Bab 8 menggambarkan berbagai jenis tanggapan dari cendekiawan Arab terhadap keilmuan dan filologi Barat tentang sejarah intelektual Islam. Menurut El Shamsy, ada dua ekstrim yang bertolak belakang. Pertama ada kelompok konservatif yang merasa terancam oleh kebangkitan tradisi klasik itu, dan berusaha untuk membela tradisi pasca-klasik yang sejak kecil mereka pelajari. Terkadang ada juga yang mengada-ada dengan filologi palsu, seperti ulama yang pura-pura membuktikan bahwa makam Sayyida Zainab memang ada di Mesir (tidak ada bukti, dan penelusuran tektual menunjuk bahwa ini hanya rumor yang menyebar) (208) atau membela pendapat dalam aqidah AsyꜤari yang dibuktikan oleh naskah-naskah klasik bahwa bertentangan dengan pendapat Imam AsyꜤari sendiri dan pengikut-pengikut awalnya (215). Pada ekstrim yang lain, ada yang begitu kagum dengan Barat sampai meragukan seluruh tradisi Arab (229). Di antara kedua ekstrim tersebut (membela tradisi secara buta dan menjadi kebarat-baratan secara buta), ada yang berusaha untuk mencetak kitab-kitab baru dengan menggunakan metode yang campuran antara filologi Orientalis dan tradisi keilmuan Islam sendiri.

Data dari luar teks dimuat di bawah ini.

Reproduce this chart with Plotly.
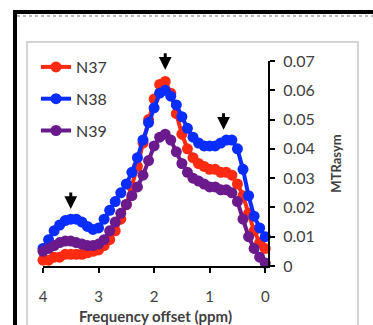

Dalam bagian kesimpulan, El Shamsy meringkas apa yang sudah disampaikan dalam bab-bab sebelumnya. Lalu, ia menegaskan bahwa ia tidak bermaksud untuk buku ini berkontribusi pada stereotipe lama bahwa dunia Islam mengalami sebuah kemunduran (decline) pada zaman pasca-klasik, yang menjelaskan kenapa umat Islam dapat dijajah oleh Eropa. Narasi ini ia tolak, tapi ia juga mengingatkan pembaca untuk tidak berlebihan dalam menganggapi dan melawan kesalahan ini sampai mengabaikan masalah-masalah yang ada pada zaman itu juga (238). Menurut El Shamsy, kecenderungan yang terbalik itu malah membuat sejarawan menggugat semua reformis pada abad ke-19 dan awal ke-20 sebagai pecinta Barat yang anti-tradisi, dan seperti ditunjukkan sepanjang buku ini, gambaran itu sangat tidak mewakili dinamika perdebatan pada zaman awal percetakan ini (239).